The head of the Catholic Church will meet today with the head of the Russian Orthodox Church in Havana before heading to Mexico for a six-day trip. The meeting will bring the heads of the Russian and Catholic churches together for the first time since Christianity split.
Patriarch Kirill has already landed in Cuba.
Lengthy Lead Up to the Meeting
The meeting is about 1,000 years in the making as the two split back in the 11th century.
The Vatican has been pushing for such a meeting since the collapse of the Soviet Union but Moscow had always resisted. For years, the Russian Church has accused the Catholic Church of aggressively proselytizing in Russia, the Ukraine and Belarus, all of which are areas the Orthodox Church believed fell under its territory.
Popular convention dates the split between the Catholic and Orthodox churches to the so-called Great Schism in 1054, when the western pope excommunicated the head of the eastern church in Constantinople — now Istanbul — over differences in worship practices. The split solidified into centuries of deep hostility, with the two sides differing over a number of doctrinal issues, most importantly the pope’s status as Christianity’s supreme authority on earth. The Russian Orthodox Church long taught that the pope was the antichrist.

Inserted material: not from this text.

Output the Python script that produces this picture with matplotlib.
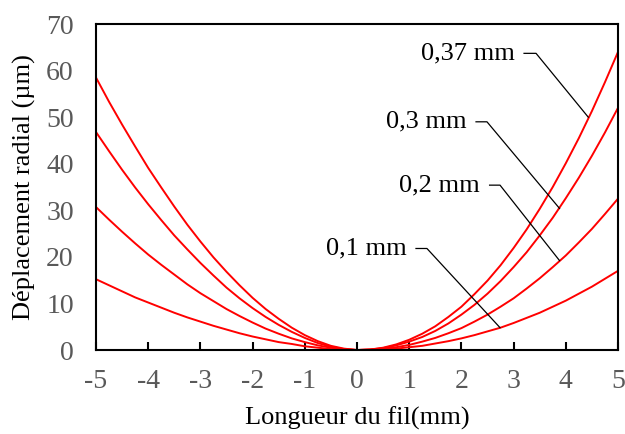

Hatreds have cooled in the past century, and both sides now tend to avoid publicly calling each other heretics. Today’s meeting will not actually be the first between an Orthodox Church leader and a pope; in 1964, Pope Paul VI met with the Ecumenical Patriarch of Constantinople, formally recognized as Orthodoxy’s spiritual leader but whose authority is contested by the Russian church.
Location, Location, Location
The choice of Cuba as the meeting spot also falls under the question of territory, as it is seen as somewhat neutral land because Cuba has long had ties to the Russians but has a large Catholic population and hosted Pope Francis in September.
Pope Francis will be in Cuba for about three hours, making the stop a relatively short one, before heading to Mexico.
“The meeting has a political, a humanitarian significance,” said Yevgeny Nikiforov, a prominent Russian historian of the Church who helps run an Orthodox radio station. “But it has no divine significance.”
Different Approaches to Religious Leadership
They are two very different figures: Pope Francis is known for being humble and regularly is driven in a Fiat, while Patriarch Kirill was once spotted wearing a $30,000 watch and is driven by chauffeur in a black Mercedes.
Under Kirill, the Russian Orthodox Church has grown close to the Kremlin, to the point where it often acts like a branch of the government. He is extremely close to Putin and often literally blesses or paves the way for some of Putin’s most controversial moves like the anti-gay law and clandestine military action in Crimea.
How Will This Change Relations?
John Julius Norwich, a bestselling historian of the Byzantine Empire, as well as of the papacy, said he believed the meeting was likely part of a broader effort by Francis to try and strengthen a Catholic church under assault by changing lifestyles in South America and mass violence in the Middle East.
“It is a step towards reconciliation, there is no question about it,” Norwich said. “But I think it’s going to be very much on the surface.”
“It’s angels dancing on the head of a pin. But they’ve been involved in it for 1,700 years. It’s going to take an awful long time to get over that. I can see it maybe getting to where they are much, much nicer to each other than they have ever been, but deep, deep down still hating each other’s guts,” he said.